## Exercise
Tell how many lines carry the word "this"; the reply is the number and nothing else.

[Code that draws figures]
^^^^^^^^

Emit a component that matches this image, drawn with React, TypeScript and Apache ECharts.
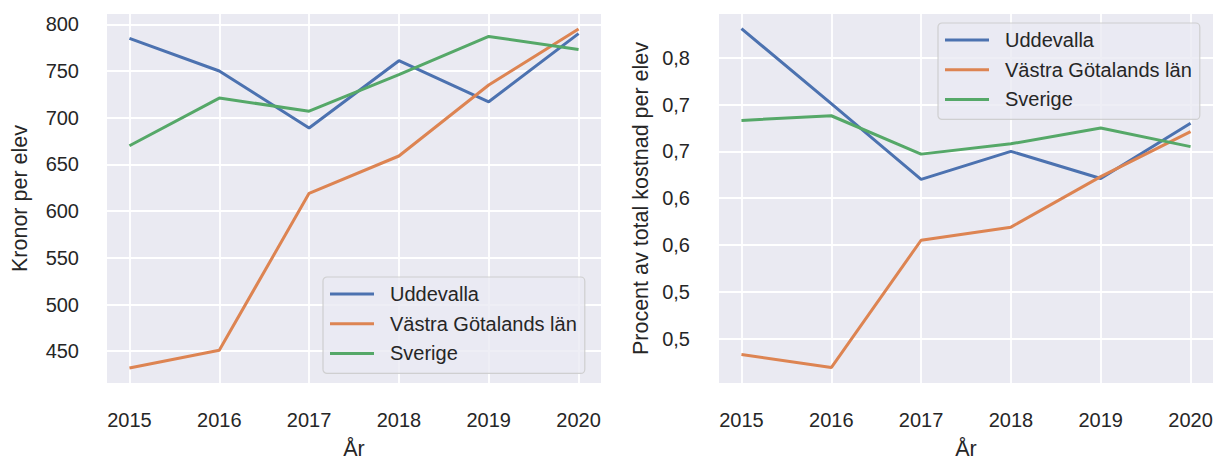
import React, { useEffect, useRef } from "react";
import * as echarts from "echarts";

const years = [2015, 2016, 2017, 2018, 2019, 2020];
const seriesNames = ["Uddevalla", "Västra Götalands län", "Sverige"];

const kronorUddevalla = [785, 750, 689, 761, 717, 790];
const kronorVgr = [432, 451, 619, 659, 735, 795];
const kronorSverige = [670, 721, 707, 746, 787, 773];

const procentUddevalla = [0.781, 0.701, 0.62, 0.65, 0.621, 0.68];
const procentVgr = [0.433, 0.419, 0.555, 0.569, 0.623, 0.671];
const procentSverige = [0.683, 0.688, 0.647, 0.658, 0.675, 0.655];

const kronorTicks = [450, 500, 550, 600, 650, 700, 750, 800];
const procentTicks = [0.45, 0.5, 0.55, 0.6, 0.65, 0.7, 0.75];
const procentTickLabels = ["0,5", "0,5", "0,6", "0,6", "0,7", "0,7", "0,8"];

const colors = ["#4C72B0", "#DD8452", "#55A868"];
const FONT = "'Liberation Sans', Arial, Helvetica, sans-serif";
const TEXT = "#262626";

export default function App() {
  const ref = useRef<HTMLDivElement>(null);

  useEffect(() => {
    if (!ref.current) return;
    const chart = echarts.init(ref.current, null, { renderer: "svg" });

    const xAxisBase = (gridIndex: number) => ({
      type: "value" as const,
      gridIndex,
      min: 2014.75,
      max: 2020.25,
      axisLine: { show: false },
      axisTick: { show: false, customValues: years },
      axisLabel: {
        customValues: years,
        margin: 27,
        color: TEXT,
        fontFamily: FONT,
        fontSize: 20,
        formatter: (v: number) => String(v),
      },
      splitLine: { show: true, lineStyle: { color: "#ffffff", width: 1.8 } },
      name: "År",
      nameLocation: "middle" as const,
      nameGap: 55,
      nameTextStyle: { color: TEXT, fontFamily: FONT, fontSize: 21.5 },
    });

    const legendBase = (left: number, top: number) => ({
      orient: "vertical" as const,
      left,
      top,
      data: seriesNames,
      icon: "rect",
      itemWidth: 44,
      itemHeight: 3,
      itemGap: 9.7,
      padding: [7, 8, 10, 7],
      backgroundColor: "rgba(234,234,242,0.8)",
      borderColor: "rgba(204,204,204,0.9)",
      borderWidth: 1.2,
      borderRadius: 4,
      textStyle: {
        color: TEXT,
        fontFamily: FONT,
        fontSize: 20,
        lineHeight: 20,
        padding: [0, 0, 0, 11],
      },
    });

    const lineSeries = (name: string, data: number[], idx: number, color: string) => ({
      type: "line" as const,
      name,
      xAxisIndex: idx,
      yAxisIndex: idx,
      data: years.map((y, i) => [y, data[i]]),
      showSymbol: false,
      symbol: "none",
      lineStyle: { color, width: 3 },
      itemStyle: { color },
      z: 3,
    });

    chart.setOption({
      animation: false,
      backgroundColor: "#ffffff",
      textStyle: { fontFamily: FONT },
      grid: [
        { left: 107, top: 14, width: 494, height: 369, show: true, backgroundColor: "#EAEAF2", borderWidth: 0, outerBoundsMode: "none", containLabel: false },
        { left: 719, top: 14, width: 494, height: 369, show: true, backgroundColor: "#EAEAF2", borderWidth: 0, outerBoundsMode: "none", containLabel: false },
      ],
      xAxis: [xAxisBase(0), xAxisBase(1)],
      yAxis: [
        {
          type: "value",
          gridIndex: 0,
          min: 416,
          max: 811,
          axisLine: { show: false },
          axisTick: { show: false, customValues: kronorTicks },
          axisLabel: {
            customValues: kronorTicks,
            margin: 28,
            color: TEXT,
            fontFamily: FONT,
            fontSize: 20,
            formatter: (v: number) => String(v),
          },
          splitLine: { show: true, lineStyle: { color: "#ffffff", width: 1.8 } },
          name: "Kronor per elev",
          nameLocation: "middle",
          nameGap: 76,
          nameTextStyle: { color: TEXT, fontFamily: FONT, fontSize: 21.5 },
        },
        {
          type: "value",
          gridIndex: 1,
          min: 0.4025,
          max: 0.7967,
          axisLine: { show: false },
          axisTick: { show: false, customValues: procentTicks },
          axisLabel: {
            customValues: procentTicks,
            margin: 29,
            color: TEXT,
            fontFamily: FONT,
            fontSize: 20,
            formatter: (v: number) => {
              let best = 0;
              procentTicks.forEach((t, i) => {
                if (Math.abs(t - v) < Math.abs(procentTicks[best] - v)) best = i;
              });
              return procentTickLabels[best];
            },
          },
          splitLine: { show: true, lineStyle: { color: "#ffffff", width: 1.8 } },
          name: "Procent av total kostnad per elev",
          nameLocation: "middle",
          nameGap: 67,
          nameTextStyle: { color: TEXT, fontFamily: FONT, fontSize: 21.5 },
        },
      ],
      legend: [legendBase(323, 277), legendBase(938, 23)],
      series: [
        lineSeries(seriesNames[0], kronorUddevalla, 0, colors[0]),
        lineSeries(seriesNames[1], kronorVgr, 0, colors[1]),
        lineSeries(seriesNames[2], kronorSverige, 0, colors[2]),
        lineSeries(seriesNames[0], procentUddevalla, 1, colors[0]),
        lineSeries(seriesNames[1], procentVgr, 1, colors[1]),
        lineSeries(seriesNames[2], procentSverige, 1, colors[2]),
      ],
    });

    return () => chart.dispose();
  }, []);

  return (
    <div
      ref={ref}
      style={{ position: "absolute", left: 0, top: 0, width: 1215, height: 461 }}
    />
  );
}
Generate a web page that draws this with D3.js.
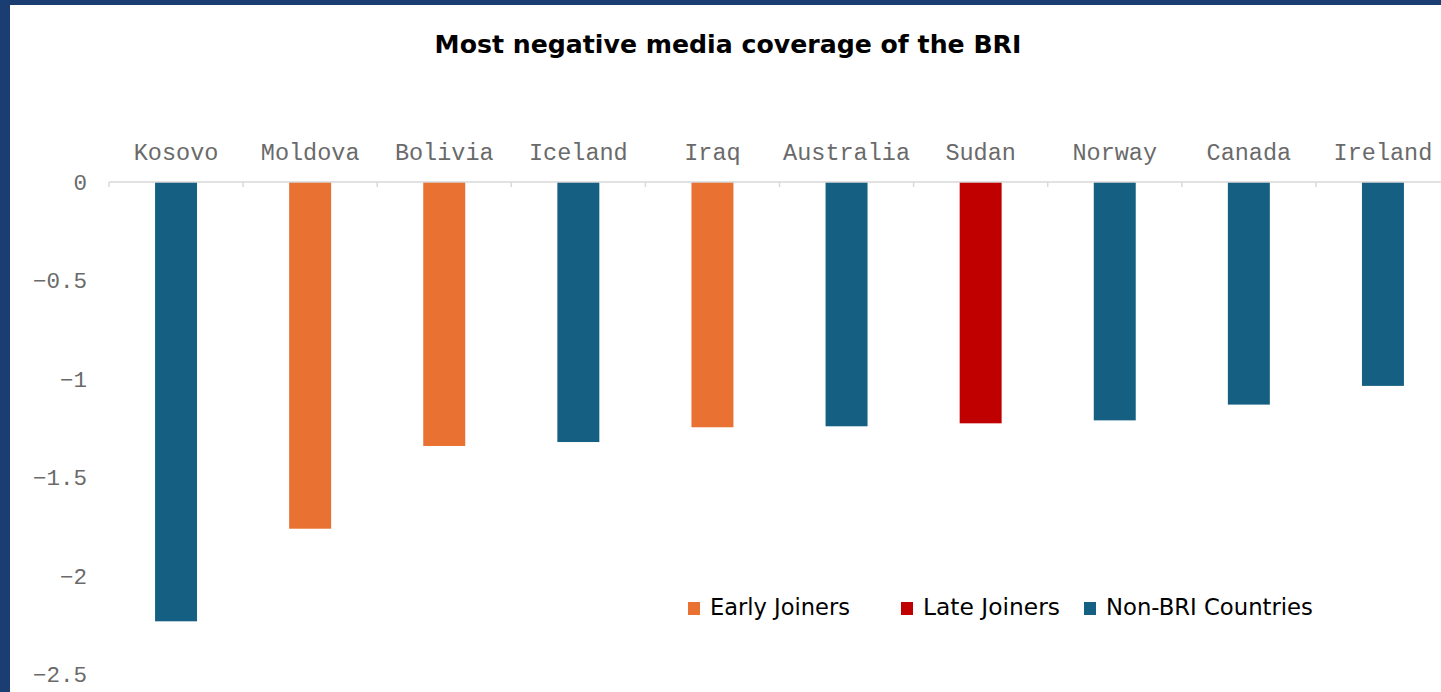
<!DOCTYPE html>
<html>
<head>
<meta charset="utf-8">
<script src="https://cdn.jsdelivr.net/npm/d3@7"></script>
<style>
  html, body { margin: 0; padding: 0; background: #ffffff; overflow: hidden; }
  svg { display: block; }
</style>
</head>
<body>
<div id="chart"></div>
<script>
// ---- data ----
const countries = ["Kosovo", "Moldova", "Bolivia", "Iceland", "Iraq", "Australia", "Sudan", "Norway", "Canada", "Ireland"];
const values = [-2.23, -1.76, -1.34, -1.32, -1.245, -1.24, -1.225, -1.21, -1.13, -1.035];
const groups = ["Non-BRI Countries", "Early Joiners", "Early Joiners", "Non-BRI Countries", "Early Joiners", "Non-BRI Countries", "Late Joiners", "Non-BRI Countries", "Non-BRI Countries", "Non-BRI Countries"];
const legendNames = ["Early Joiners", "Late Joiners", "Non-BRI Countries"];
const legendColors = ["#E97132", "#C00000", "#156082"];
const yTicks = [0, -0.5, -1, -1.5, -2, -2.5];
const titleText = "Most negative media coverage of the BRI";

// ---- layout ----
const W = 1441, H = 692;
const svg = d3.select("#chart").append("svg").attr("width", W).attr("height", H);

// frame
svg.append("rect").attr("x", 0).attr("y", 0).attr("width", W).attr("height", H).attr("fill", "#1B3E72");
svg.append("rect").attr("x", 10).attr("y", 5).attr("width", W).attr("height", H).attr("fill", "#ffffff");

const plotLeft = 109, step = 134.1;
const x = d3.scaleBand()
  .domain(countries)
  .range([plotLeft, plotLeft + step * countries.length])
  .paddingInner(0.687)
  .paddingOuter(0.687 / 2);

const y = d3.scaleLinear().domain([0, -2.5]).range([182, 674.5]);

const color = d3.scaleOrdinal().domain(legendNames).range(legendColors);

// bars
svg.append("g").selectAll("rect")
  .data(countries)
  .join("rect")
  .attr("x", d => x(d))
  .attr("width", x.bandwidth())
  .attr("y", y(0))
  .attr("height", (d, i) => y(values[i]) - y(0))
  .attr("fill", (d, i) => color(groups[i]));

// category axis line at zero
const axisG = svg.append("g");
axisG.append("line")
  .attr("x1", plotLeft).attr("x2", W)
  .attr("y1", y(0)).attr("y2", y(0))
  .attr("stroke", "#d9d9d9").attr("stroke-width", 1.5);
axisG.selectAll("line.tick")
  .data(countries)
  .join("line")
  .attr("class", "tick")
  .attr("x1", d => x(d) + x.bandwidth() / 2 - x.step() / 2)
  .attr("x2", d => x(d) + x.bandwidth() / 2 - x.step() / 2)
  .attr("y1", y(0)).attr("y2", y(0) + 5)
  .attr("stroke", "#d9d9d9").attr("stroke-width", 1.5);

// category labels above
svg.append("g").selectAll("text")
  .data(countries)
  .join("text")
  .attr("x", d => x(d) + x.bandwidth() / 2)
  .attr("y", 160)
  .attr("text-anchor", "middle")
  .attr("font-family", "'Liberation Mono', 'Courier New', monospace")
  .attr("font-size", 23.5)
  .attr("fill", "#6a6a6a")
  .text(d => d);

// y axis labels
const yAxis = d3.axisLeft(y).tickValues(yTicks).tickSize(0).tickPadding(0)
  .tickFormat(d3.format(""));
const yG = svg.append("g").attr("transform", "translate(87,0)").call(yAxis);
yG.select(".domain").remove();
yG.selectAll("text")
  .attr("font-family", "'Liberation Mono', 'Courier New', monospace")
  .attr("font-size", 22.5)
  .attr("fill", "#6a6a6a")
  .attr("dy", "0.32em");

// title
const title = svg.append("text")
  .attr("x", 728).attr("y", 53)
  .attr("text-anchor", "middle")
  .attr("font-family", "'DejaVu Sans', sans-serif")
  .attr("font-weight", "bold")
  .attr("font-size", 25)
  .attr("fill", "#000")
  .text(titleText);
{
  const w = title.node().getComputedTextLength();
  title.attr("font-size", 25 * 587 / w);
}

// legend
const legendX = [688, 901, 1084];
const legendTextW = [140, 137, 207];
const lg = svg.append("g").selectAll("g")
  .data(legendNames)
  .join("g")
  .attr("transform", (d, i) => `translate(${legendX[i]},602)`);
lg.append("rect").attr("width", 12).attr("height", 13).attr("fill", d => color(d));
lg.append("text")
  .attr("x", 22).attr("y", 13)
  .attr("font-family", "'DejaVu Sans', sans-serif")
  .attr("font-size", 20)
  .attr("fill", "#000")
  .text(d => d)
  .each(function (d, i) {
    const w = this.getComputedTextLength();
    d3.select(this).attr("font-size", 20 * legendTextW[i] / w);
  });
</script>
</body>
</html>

^^^^^^^^

## Output
4